EXERCISE INSTRUCTIONS: Each line from the start of the entries through the line that contains "var yLabels = [1, 2, 3];" should be output exactly, please.

GIVEN RECORDS:

————————

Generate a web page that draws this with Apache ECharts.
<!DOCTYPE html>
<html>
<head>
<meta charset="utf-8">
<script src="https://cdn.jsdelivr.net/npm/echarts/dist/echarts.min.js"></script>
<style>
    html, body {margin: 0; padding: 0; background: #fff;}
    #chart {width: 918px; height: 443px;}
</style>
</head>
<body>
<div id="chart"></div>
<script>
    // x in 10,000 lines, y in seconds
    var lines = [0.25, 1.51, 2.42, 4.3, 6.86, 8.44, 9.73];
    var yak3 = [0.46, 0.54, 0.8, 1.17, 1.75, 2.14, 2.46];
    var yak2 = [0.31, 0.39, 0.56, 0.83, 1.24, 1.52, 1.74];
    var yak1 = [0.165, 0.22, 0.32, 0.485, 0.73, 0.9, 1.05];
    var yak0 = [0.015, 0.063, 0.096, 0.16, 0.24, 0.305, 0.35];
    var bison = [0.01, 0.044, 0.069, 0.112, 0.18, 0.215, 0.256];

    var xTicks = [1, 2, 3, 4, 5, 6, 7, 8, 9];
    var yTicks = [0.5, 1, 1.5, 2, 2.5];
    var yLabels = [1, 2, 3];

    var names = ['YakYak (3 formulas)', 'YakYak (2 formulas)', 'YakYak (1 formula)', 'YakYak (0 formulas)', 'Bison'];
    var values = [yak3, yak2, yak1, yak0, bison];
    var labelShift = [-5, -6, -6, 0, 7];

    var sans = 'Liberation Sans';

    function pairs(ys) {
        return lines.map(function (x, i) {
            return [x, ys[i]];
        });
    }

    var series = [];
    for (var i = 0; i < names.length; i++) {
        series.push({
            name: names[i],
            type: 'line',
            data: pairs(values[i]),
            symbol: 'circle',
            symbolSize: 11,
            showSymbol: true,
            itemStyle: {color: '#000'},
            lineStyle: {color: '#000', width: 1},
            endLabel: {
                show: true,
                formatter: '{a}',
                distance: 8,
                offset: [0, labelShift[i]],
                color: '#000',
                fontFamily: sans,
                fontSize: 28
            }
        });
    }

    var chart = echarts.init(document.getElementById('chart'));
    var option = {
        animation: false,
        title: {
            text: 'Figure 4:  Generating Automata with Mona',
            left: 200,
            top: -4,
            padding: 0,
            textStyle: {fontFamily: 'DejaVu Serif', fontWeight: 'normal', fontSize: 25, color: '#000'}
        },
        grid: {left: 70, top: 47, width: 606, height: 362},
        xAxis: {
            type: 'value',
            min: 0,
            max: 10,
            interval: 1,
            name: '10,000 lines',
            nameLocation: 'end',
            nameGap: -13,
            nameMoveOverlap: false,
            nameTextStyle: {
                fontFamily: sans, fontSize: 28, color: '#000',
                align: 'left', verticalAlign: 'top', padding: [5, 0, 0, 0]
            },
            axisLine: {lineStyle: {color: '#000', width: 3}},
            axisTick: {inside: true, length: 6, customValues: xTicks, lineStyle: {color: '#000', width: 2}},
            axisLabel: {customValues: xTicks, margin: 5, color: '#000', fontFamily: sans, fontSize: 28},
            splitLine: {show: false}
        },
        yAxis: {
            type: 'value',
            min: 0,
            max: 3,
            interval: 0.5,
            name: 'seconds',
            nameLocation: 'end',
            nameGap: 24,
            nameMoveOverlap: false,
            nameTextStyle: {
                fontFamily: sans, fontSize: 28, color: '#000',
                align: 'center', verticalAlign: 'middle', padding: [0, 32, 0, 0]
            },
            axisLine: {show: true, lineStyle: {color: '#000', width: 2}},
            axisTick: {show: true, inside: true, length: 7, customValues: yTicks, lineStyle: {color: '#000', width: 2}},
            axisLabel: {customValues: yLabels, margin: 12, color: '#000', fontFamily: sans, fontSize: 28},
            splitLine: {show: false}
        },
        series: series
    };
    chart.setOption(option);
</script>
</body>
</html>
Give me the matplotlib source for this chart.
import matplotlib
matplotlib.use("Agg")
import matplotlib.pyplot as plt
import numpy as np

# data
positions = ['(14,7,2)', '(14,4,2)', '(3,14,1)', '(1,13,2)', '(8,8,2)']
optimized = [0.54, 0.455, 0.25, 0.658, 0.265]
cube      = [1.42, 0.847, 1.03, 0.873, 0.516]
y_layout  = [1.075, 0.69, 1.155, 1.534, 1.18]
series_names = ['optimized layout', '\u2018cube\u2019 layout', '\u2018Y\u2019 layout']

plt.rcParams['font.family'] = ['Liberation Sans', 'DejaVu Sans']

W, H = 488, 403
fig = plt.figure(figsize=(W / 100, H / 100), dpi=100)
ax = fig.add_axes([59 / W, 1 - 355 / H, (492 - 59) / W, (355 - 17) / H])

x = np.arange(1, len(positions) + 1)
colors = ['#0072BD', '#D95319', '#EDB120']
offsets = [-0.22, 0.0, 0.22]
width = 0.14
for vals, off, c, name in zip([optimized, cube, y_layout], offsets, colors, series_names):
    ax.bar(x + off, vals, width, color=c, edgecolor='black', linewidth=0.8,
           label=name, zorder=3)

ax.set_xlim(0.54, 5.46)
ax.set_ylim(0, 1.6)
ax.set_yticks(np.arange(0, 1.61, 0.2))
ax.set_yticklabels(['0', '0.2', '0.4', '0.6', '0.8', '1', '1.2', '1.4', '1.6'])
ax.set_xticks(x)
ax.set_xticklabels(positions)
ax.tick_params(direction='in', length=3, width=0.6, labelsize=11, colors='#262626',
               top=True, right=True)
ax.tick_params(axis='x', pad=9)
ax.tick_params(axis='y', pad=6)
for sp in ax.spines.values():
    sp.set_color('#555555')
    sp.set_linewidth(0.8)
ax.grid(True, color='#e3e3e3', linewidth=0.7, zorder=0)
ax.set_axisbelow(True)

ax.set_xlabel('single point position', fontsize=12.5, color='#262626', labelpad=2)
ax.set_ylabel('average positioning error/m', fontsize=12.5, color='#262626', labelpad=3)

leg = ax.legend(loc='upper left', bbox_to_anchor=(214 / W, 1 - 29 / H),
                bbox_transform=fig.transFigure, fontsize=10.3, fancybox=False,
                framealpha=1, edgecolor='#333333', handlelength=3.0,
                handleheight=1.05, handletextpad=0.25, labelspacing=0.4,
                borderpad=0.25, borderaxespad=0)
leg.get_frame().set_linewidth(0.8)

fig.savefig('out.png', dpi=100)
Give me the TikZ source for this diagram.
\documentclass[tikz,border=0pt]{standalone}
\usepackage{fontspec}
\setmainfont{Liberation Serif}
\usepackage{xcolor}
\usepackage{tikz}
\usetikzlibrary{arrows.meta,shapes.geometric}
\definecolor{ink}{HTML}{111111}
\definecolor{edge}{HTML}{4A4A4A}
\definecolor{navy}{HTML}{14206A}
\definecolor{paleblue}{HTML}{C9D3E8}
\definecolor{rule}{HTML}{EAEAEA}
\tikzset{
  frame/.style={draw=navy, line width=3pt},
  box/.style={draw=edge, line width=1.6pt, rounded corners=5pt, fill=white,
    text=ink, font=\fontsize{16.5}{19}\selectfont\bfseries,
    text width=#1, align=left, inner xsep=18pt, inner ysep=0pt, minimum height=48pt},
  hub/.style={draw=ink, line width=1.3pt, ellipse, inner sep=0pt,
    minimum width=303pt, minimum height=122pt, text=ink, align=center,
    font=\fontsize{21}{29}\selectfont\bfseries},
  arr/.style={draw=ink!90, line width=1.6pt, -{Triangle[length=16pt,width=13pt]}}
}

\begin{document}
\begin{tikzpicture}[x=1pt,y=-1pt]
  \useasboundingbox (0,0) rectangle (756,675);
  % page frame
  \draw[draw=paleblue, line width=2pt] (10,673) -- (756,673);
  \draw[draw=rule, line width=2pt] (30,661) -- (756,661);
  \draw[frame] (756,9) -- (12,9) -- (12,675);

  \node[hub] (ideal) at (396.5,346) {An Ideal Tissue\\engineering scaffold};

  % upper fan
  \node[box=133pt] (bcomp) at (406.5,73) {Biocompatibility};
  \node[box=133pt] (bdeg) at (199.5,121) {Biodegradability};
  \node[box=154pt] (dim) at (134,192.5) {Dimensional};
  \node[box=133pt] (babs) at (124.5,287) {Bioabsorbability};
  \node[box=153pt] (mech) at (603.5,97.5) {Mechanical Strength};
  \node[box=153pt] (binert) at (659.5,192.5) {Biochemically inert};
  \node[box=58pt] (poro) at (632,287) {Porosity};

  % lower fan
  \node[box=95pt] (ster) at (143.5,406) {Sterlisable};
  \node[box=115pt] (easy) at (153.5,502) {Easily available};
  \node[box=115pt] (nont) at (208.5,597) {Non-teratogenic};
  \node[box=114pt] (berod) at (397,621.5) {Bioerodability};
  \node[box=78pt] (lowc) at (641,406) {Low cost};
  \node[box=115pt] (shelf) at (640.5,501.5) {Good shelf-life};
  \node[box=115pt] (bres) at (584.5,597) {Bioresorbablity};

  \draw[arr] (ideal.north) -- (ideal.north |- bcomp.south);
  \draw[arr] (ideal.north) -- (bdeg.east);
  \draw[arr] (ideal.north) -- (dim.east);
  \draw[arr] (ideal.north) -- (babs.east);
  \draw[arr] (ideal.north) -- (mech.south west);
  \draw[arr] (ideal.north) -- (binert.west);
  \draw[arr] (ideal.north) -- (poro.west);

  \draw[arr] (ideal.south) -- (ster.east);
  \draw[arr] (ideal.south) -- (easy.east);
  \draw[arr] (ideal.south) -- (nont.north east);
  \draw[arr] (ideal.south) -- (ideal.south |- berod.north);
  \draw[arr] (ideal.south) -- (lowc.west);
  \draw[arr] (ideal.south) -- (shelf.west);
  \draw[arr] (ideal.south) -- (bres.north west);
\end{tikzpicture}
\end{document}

————————

SOLVED EXERCISE:
Generate a web page that draws this with Apache ECharts.
<!DOCTYPE html>
<html>
<head>
<meta charset="utf-8">
<script src="https://cdn.jsdelivr.net/npm/echarts/dist/echarts.min.js"></script>
<style>
    html, body {margin: 0; padding: 0; background: #fff;}
    #chart {width: 918px; height: 443px;}
</style>
</head>
<body>
<div id="chart"></div>
<script>
    // x in 10,000 lines, y in seconds
    var lines = [0.25, 1.51, 2.42, 4.3, 6.86, 8.44, 9.73];
    var yak3 = [0.46, 0.54, 0.8, 1.17, 1.75, 2.14, 2.46];
    var yak2 = [0.31, 0.39, 0.56, 0.83, 1.24, 1.52, 1.74];
    var yak1 = [0.165, 0.22, 0.32, 0.485, 0.73, 0.9, 1.05];
    var yak0 = [0.015, 0.063, 0.096, 0.16, 0.24, 0.305, 0.35];
    var bison = [0.01, 0.044, 0.069, 0.112, 0.18, 0.215, 0.256];

    var xTicks = [1, 2, 3, 4, 5, 6, 7, 8, 9];
    var yTicks = [0.5, 1, 1.5, 2, 2.5];
    var yLabels = [1, 2, 3];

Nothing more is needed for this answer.